No, Teachers Should Not Be Armed
Gun rights have always been a controversial subject in American politics, dating all the way back to the creation of the Constitution. More recently, Americans have debated over school districts arming their teachers. The shooting at Columbine High School was a tragedy and became a blueprint for shooters across the country. The increase in attacks makes the United States a scary place for children, but adding more guns to the equation will not cause the problem to stop. With the exception of trained police officers, arms should not be allowed on school campuses. The appeal is understandable. A parents’ first instinct is to protect their child, especially in precarious situations. Giving teachers arms may seem like another way to keep kids safe, but it actually opens doors to additional dangers like unstable teachers and hostile children. The solution is not putting loaded weapons in schools.

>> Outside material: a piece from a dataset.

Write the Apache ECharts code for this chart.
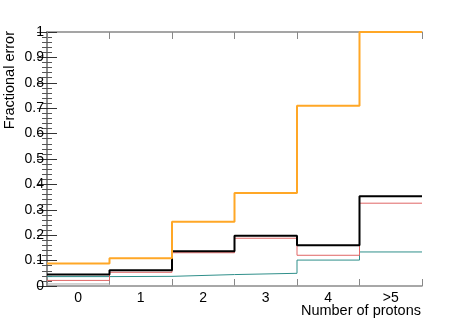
<!DOCTYPE html>
<html><head><meta charset="utf-8">
<script src="https://cdn.jsdelivr.net/npm/echarts@6/dist/echarts.min.js"></script>
<style>html,body{margin:0;padding:0;background:#fff}#c{width:469px;height:319px}</style>
</head><body><div id="c"></div>
<script>
const categories = ["0", "1", "2", "3", "4", ">5"];
const orangeVals = [0.089, 0.109, 0.253, 0.366, 0.71, 1.0];
const blackVals  = [0.045, 0.062, 0.137, 0.198, 0.160, 0.353];
const redVals    = [0.022, 0.054, 0.131, 0.188, 0.121, 0.326];
const tealVals   = [0.037, 0.038, 0.045, 0.050, 0.102, 0.134];
const greyVals   = [0.008, 0, 0, 0, 0, 0];
const yTicks = [0, 0.1, 0.2, 0.3, 0.4, 0.5, 0.6, 0.7, 0.8, 0.9, 1];

function stepData(vals) {
  const d = vals.map((v, i) => [i, v]);
  d.push([vals.length, vals[vals.length - 1]]);
  return d;
}
const font = 'Liberation Sans, Arial, sans-serif';
const axisGrey = '#888888';

const chart = echarts.init(document.getElementById('c'), null, {renderer: 'canvas'});
function ser(vals, color, width, z) {
  return {type: 'line', xAxisIndex: 0, yAxisIndex: 0, step: 'end', data: stepData(vals),
    symbol: 'none', lineStyle: {color: color, width: width}, z: z, animation: false, clip: false};
}
chart.setOption({
  animation: false,
  grid: {left: 47, top: 32, right: 47, bottom: 33},
  xAxis: [
    {type: 'value', min: 0, max: categories.length, interval: 1, position: 'bottom',
     axisLine: {lineStyle: {color: axisGrey, width: 1.5}},
     axisTick: {inside: true, length: 7, lineStyle: {color: axisGrey, width: 1}},
     axisLabel: {show: false}, splitLine: {show: false}},
    {type: 'category', data: categories, position: 'bottom', boundaryGap: true,
     axisLine: {show: false}, axisTick: {show: false},
     axisLabel: {color: '#000', fontFamily: font, fontSize: 14, margin: 5}},
    {type: 'value', min: 0, max: categories.length, interval: 1, position: 'top',
     axisLine: {lineStyle: {color: axisGrey, width: 1.5}},
     axisTick: {inside: true, length: 7, lineStyle: {color: axisGrey, width: 1}},
     axisLabel: {show: false}, splitLine: {show: false}}
  ],
  yAxis: [
    {type: 'value', min: 0, max: 1, interval: 0.1, position: 'left',
     axisLine: {show: true, lineStyle: {color: axisGrey, width: 1.5}},
     axisTick: {inside: true, length: 10, lineStyle: {color: '#333', width: 1}},
     minorTick: {show: true, splitNumber: 5, length: 5, lineStyle: {color: '#555', width: 1}},
     axisLabel: {color: '#000', fontFamily: font, fontSize: 14, margin: 3,
       formatter: v => { const t = yTicks.find(x => Math.abs(x - v) < 1e-6); return t === undefined ? '' : String(t); }},
     splitLine: {show: false}},
    {type: 'value', min: 0, max: 1, interval: 0.1, position: 'right',
     axisLine: {show: true, lineStyle: {color: axisGrey, width: 1.5}},
     axisTick: {inside: true, length: 10, lineStyle: {color: '#333', width: 1}},
     minorTick: {show: true, splitNumber: 5, length: 5, lineStyle: {color: '#555', width: 1}},
     axisLabel: {show: false}, splitLine: {show: false}}
  ],
  series: [
    ser(greyVals, '#aaaaaa', 1, 1),
    ser(tealVals, '#2f8f8a', 1, 2),
    ser(redVals, '#e06666', 1, 3),
    ser(blackVals, '#000000', 2, 4),
    ser(orangeVals, '#ffa726', 2, 5)
  ],
  graphic: [
    {type: 'text', x: 10, y: 31, rotation: Math.PI / 2,
     style: {text: 'Fractional error', fill: '#000', font: '14.5px ' + font, align: 'right', verticalAlign: 'middle'}},
    {type: 'text', x: 421, y: 311,
     style: {text: 'Number of protons', fill: '#000', font: '14.5px ' + font, align: 'right', verticalAlign: 'middle'}}
  ]
});
</script></body></html>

The proposed idea is to allow willing teachers to carry concealed weapons during school hours. A poll taken Mrs. McGhee’s academic period revealed that 50% of students would feel safer if their teachers were armed. Within this 50%, a majority only felt safe with a specific teacher. While some teachers may be stable and educated with a firearm, there is no guarantee that schools will give sufficient background and mental health checks. The same students that felt safe with certain teachers said they would feel extremely unsafe with any other teacher. There is no point in implementing these policies if students do not feel safer than before.
With the perfect staff, arming teachers might be a good idea, but politicians are underestimating just how cunning students can be. Students, even more so than teachers struggle from mental health issues. In a 2015 survey by the Suicide Prevention Resource Center, 30% of students claimed to have stress issues, 22% have anxiety, and 14% have depression. High school students are very likely to struggle with these issues, and according to an article by npr.org. By putting more weapons into a school setting, students are likely to attempt to steal them. An article by Dr. Ken Shore on educationworld.com states that children steal from teachers often and for varying reasons. It wouldn’t be crazy to assume that a student with poor mental health might attempt to steal a weapon from their teacher. This threat can be prevented all together by keeping weapons out of the classroom.
America’s goal right now is to make students feel safe, especially after the massacres seen recently, like the one at Marjory Stoneman Douglas High School. There have been countless speeches and protests, asking the federal government to do something about all of the horrors. The nation agrees that something must be done, but instead of fighting fire with fire, America needs healing solutions. Gun violence can be fought at the source with mental health professionals. At the root of the issue, the debate isn’t over guns versus no guns, it’s about how to make students feel safe. With the amount of loose strings attached to this proposal, it’s obvious that one would have doubt in its logic. The safety of the students should not be dependent on a risky gamble.